Last week 18 enthusiastic Lutheran educators from Victoria, South Australia and Queensland came together in Melbourne to engage on the last Melbourne Learning tour of the year.
The itinerary included spending 3 hours with Peter Ellis, the Principal of Templestowe College, recently named the Australian Government Secondary School of the year. Peter spoke to us about how they are meeting the needs of a diverse population of students through a range of truly agentic practices. One such practice is their Student Employability Program. In this program students are reimbursed at Macca’s award rate for completing certain tasks in the College. The roles range from emptying the school bins each afternoon to writing up subject outlines for staff, they also manage the College social media, maintain the website currency, and perform admin duties in the library and the student hub. Students also have the opportunity to influence the subjects that are offered by obtaining signatures from fellow students giving their support. Our student guide for the day, Bonnie, had been successful in getting Unit 3 and 4 Ancient History offered this year. The school actively seeks educators that have some kind of industry experience that will help them take learning in the direction of the real world.
Our next experience was Port Melbourne Secondary College. This is a new school that opened in 2022 with year 7’s and are extending with each year towards VCE. This school has been built in Melbourne’s new technology precinct and the Principal Anne is working hard to develop partnerships with some of the innovative industry that operate in the vicinity. There is a strong focus on Design Thinking that is incorporated into daily learning across subjects so that students are prepared to engage in design sprint weeks where industry professionals come in and pitch authentic problems that they are currently trying to solve. The students work in teams to design and prototype solutions that are pitched back to the professional mentors at the end of the sprint.
Our next day was spent at Newmark Primary. Principal of the school, Amanda Tawahai, passionately shared the journey that this remarkable independent primary school has been on since they opened their doors 8 years ago. At Newmark the whole community is passionate about learning having purpose and meaning. Students operate in a porous atmosphere where they engage with the community on a daily basis. Children partner with organisations to design products and services for community, they borrow books from the local public library, they use the public park for break times and the sports program uses local organisations such as the skate ramp for skateboarding and the yacht club for sailing lessons. Instead of traditional specialist teachers they have chosen to employ a full time Artist in residence and Tinker (carpenter) in residence who work alongside cohort educators to support learners with their projects and product design. The students also learn a foreign language through digital technology application.
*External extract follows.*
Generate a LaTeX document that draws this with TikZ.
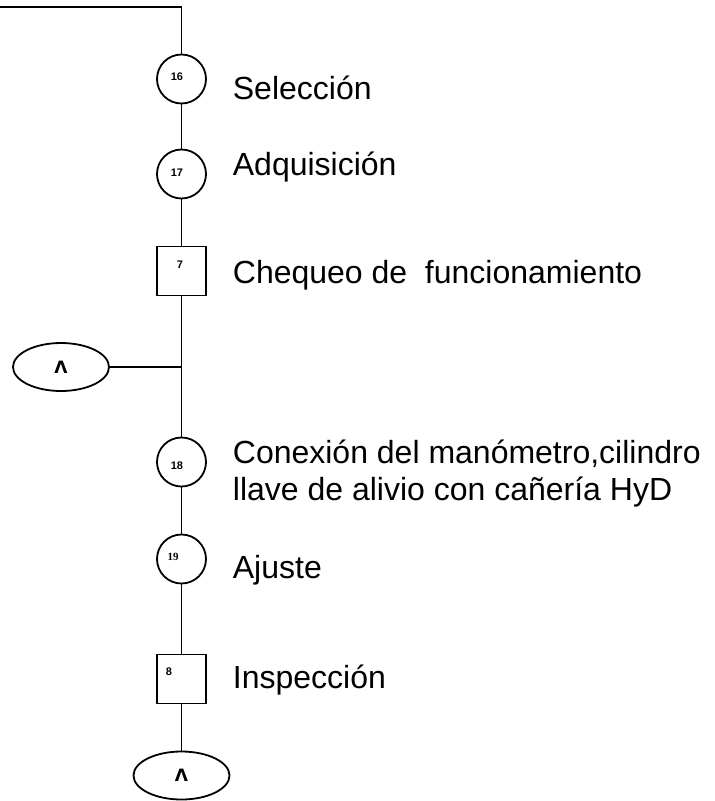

Amanda, the principal, works tirelessly with her dedicated team to ensure that all project ventures launch into the community so that learners can understand that their impact matters.
After Newmark we engaged with a session at Hayball Architects. They shared two different Senior Schooling projects with us and focused on the importance of a strong educational brief to drive what learning spaces look like. It was remarkable how this theme had been so strongly echoed in our school visits prior to this. The team at Hayball then invited our professional expertise to comment on an upcoming project to reimagine what schooling could look like if it was embedded within a community that also had early childhood and aged care and range of community services on site. The discussion and ideating was enthusiastic and passionate and the feedback from the Hayball team was that they were genuinely blown away by the group’s understanding of the complexity and their innovative response to the questions posed. Our educators left that session feeling that they were able to apply all of the learning and insight from the tour thus far. It was a remarkable session.
Our final immersion in this 3 day professional learning experience was at Princes Hill Primary School. This school also employs professionals in residence to engage in many of the rich learning experiences that this school is known for. Currently they have an artist, musician and author in residence. The pedagogical approach in this school is a collective inquiry method that the Principal Esme developed in her PHD studies. Educators introduce a number of carefully developed provocations in Term 1 and then engage with, observe and document student interest and learning to see where the inquiry might go. They do this with a deep understanding of the curriculum needs and are careful to authentically guide the students into appropriate pathways for which there is genuine interest and enthusiasm. One inquiry might keep evolving across a semester or even the year, while others will come to a natural close more quickly. Classes in the same year level are also free to take their inquiry in completely different directions after beginning with the same provocations. It is quite remarkable to speak with the educators who light up when they talk about the learning that is taking place and are completely at ease with the idea that the inquiry is an evolving pathway that will naturally develop.
A stand out theme from all of the schools was how they are engaging with industry professionals to motivate, engage and apply learning not just for the children and young adults learners in their schools but also for the educators in classrooms. Each principal spoke about the benefit of having professionals on the team who have expertise, passions and skill sets that can complement the educators in bringing projects to life in the community.